As I walked down a corridor, I found myself metaphorically looking at a symbol of myself coming the other way. In the moment, it felt as though I was in an instant review of the past. The obvious questions of what worked, what would I do differently, and what did I miss altogether, were dancing in my mind. It was a surreal scene. The symbol was there and then I was alone in the corridor. I was not sure if I was looking forward or back, within myself or from the outside.
A storm is brewing in the sea offshore as my day begins. It is a time of reflection, considering what is in my rearview mirror as well as the days ahead. I love the quietness and silence that surrounds me. My life whispers are taking advantage of the moment to offer me the following thoughts.
Awareness and learning are useful, regrets are not. There are many things that I would do again. Equally so, I hope there are actions I would take if I replayed my walk. I know it would include more conversations, hugs, and tears together as I sit in life’s mud with those I love. I hear the reminders as motivators to act in the time that I have.

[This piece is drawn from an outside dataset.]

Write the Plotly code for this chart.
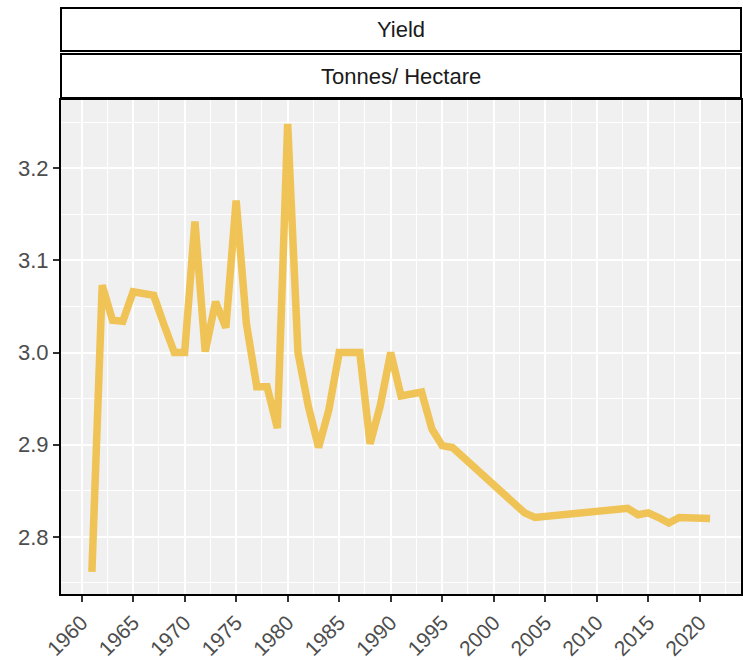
import plotly.graph_objects as go

years = [1961, 1962, 1963, 1964, 1965, 1966, 1967, 1968, 1969, 1970,
         1971, 1972, 1973, 1974, 1975, 1976, 1977, 1978, 1979, 1980,
         1981, 1982, 1983, 1984, 1985, 1986, 1987, 1988, 1989, 1990,
         1991, 1992, 1993, 1994, 1995, 1996, 2003, 2004, 2013, 2014,
         2015, 2016, 2017, 2018, 2019, 2020, 2021]
yield_t_ha = [2.762, 3.073, 3.035, 3.034, 3.066, 3.064, 3.062, 3.030, 3.000, 3.000,
              3.142, 3.001, 3.055, 3.027, 3.165, 3.031, 2.963, 2.963, 2.918, 3.248,
              3.000, 2.942, 2.897, 2.938, 3.000, 3.000, 3.000, 2.901, 2.943, 3.000,
              2.953, 2.955, 2.957, 2.917, 2.899, 2.897, 2.826, 2.821, 2.831, 2.824,
              2.826, 2.821, 2.815, 2.821, 2.820, 2.819, 2.820]
x_ticks = [1960, 1965, 1970, 1975, 1980, 1985, 1990, 1995, 2000, 2005, 2010, 2015, 2020]
y_ticks = [2.8, 2.9, 3.0, 3.1, 3.2]
strip_top = "Yield"
strip_bottom = "Tonnes/ Hectare"

FONT = "Liberation Sans, Arial, sans-serif"

fig = go.Figure()
fig.add_trace(go.Scatter(
    x=years, y=yield_t_ha, mode="lines",
    line=dict(color="rgba(239,190,70,0.9)", width=7.5),
    hoverinfo="x+y", showlegend=False,
))

fig.update_layout(
    width=743, height=660,
    margin=dict(l=61, r=2, t=100, b=66),
    paper_bgcolor="white",
    plot_bgcolor="#F0F0F0",
    font=dict(family=FONT, size=22, color="#4D4D4D"),
    showlegend=False,
)

fig.update_xaxes(
    range=[1958, 2024], automargin=False,
    tickmode="array", tickvals=x_ticks, ticktext=[str(v) for v in x_ticks],
    tickangle=-45,
    ticks="outside", ticklen=6, tickwidth=1.5, tickcolor="#333333",
    tickfont=dict(family=FONT, size=21, color="#4D4D4D"),
    showgrid=True, gridcolor="white", gridwidth=1.8,
    minor=dict(tickmode="linear", tick0=1962.5, dtick=5, showgrid=True,
               gridcolor="white", gridwidth=0.9, ticks=""),
    showline=True, linecolor="black", linewidth=2, mirror=True,
    zeroline=False,
)
fig.update_yaxes(
    range=[2.738, 3.274], automargin=False,
    tickmode="array", tickvals=y_ticks, ticktext=[f"{v:.1f}" for v in y_ticks],
    ticks="outside", ticklen=6, tickwidth=1.5, tickcolor="#333333",
    tickfont=dict(family=FONT, size=22, color="#4D4D4D"),
    showgrid=True, gridcolor="white", gridwidth=1.8,
    minor=dict(tickmode="linear", tick0=2.75, dtick=0.05, showgrid=True,
               gridcolor="white", gridwidth=0.9, ticks=""),
    showline=True, linecolor="black", linewidth=2, mirror=True,
    zeroline=False,
)

# facet strips
for (y0, y1, label) in [(2, 46, strip_bottom), (49, 92, strip_top)]:
    fig.add_shape(type="rect", xref="paper", yref="paper",
                  ysizemode="pixel", yanchor=1, x0=0, x1=1, y0=y0, y1=y1,
                  line=dict(color="black", width=2), fillcolor="white", layer="above")
    fig.add_annotation(xref="paper", yref="paper", x=0.5, y=1,
                       yshift=(y0 + y1) / 2, text=label, showarrow=False,
                       font=dict(family=FONT, size=22, color="#1A1A1A"),
                       xanchor="center", yanchor="middle")

fig.write_html(
    "out.html",
    config={"responsive": False, "displayModeBar": False},
    post_script="document.body.style.margin='0';document.body.style.overflow='hidden';",
)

Celebrate the times when you realise growth. I believe each day is an opportunity for growth, taking a step towards a better future. I know my walk is not always straight. I also know that my relationships, especially with Divinity, are richer and deeper than they were. I find myself hearing Paul’s words as my own; “Looking back over what has been accomplished and what I have observed, I must say I am most pleased – in the context of Jesus, I’d even say proud, but only in that context.” (Romans 15.17)
Enjoy the moment while pressing on. I want to grasp each opportunity with a desire to bring kindness and care, compassion and empathy, while being fully present. Caring to make a difference comes alive when I am in the arena.